Y allí, allegados al Gran Mar, allí donde todos los ríos son iguales, el pájaro solitario canta suavemente. El canto es el sonido de la palabra transmutada, armonizada por las leyes divinas del amor y la armonía. Ese canto ya no hiere, no es la espada de la palabra que corta y separa; es inofensivo, como las alas de los pájaros. Esas alas de los pájaros que navegan las palabras que se derraman por un campo vacío, y que pasan rozando la frente como una oración. Una oración inacabada.
<<Pero lo importante ‑sigue diciendo León Felipe‑, es que ese fuego que lo conmueve todo por igual ‑lo que viene del viento y lo que está en mis entrañas ‑, ese fuego que lo enciende, que lo funde, que lo organiza todo, es una arquitectura luminosa, es un guiño flamígero bajo las estrellas impasibles.
Y que no diga ya nadie: está fórmula es vieja y vernácula, y aquella otra nueva y extranjera, porque no ha habido nunca más que una sola fórmula para componer un poema: la fórmula de Prometeo.>>
Robar el fuego sagrado para encender el combustible de las palabras con las que alimentar la fogata en la que arderá todo cuanto hay en nosotros, procedente de nuestro dentro y de nuestro fuera, es nuestro objetivo. Dentro de nosotros, como cuenta una leyenda hindú, los dioses escondieron una chispa de ese fuego sagrado robado por Prometeo. Conectar ambas cosas: la chispa del fuego sagrado y el combustible, es nuestro trabajo humano, nuestro trabajo poético y metafórico  para que la esencia de lo que somos, y somos la Palabra, sea llevada más allá y, convertida en Luz, ilumine el más acá de nuestra realidad humana.

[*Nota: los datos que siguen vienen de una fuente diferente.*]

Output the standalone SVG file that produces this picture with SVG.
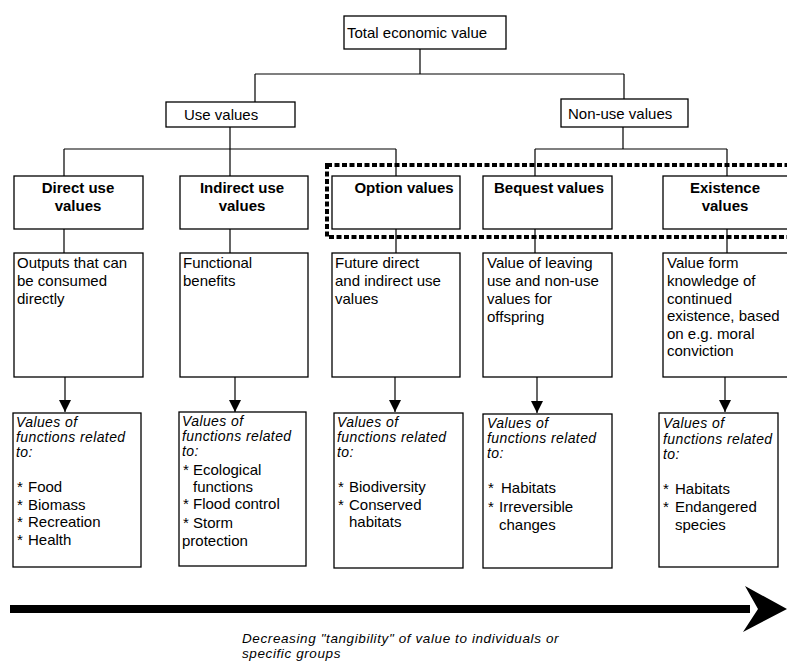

<<Hay poetas ‑sigue diciendo el poeta‑, que trabajan con las palabra solamente, como los lapidarios;
otros, trabajan con la metáfora, como los joyeros que cambian las piedras de lugar;
otros empalman y enciman los ladrillos con una musiquilla monótona e interminable de romance;
otros se valen de la escuadra y el compás, como los geómetras impasible que miden los ángulos y la temperatura del tabernáculo;
otros trabajan con el símbolo y con la fábula, como los estofadores y los que emploman los vidrios de los grandes ventanales;
algunos, muy entendidos, son maestros en el arabesco, en el jeroglífico, en la alegoría, como los tejedores sagrados y los criptógrafos, que dejan sus secretos en las cenefas de las casullas y en los frisos de los cenotafios;
otros trabajan con la arcilla blanda de su ejido solamente, como el alfarero municipal;
otros cavan en las profundidades del subterráneo donde hay que apoyar un día los cimientos, como los tejones y los topos;
otros, se afanan más arriba, cerca del cielo, en la cornisa de los campanarios, como las cigüeñas y las golondrinas...
Pero el poeta prometéico trabaja con la sangre, donde van disueltos los esfuerzos de todos los poetas especializados.
Y a todos estos artífices humildes, cuyo nombre se llevará un día el Viento, el Poeta Prometéico, les agradece todo lo que le han traído, para edificar el templo verdadero y levantar la torre donde se ha de colocar mañana el pabellón rojo del hombre.>>
León Felipe
A lo largo de nuestras existencias, hemos ido siendo uno u otro de esos trabajadores poéticos especializados. Pero debe llegar un momento, en alguna vida, en el que tengamos que encender una gran pira con todo ese material y, como el Poeta Prometéico, construyamos la Gran Metáfora de nuestra transmutación. Así, todo lo que hemos sido y todos los sueños de lo que pudimos ser y no fuimos, será consumido y transmutado en Luz. Entonces, como un nuevo Adán, rescataremos al viejo, al que sólo era una metáfora del Paraíso.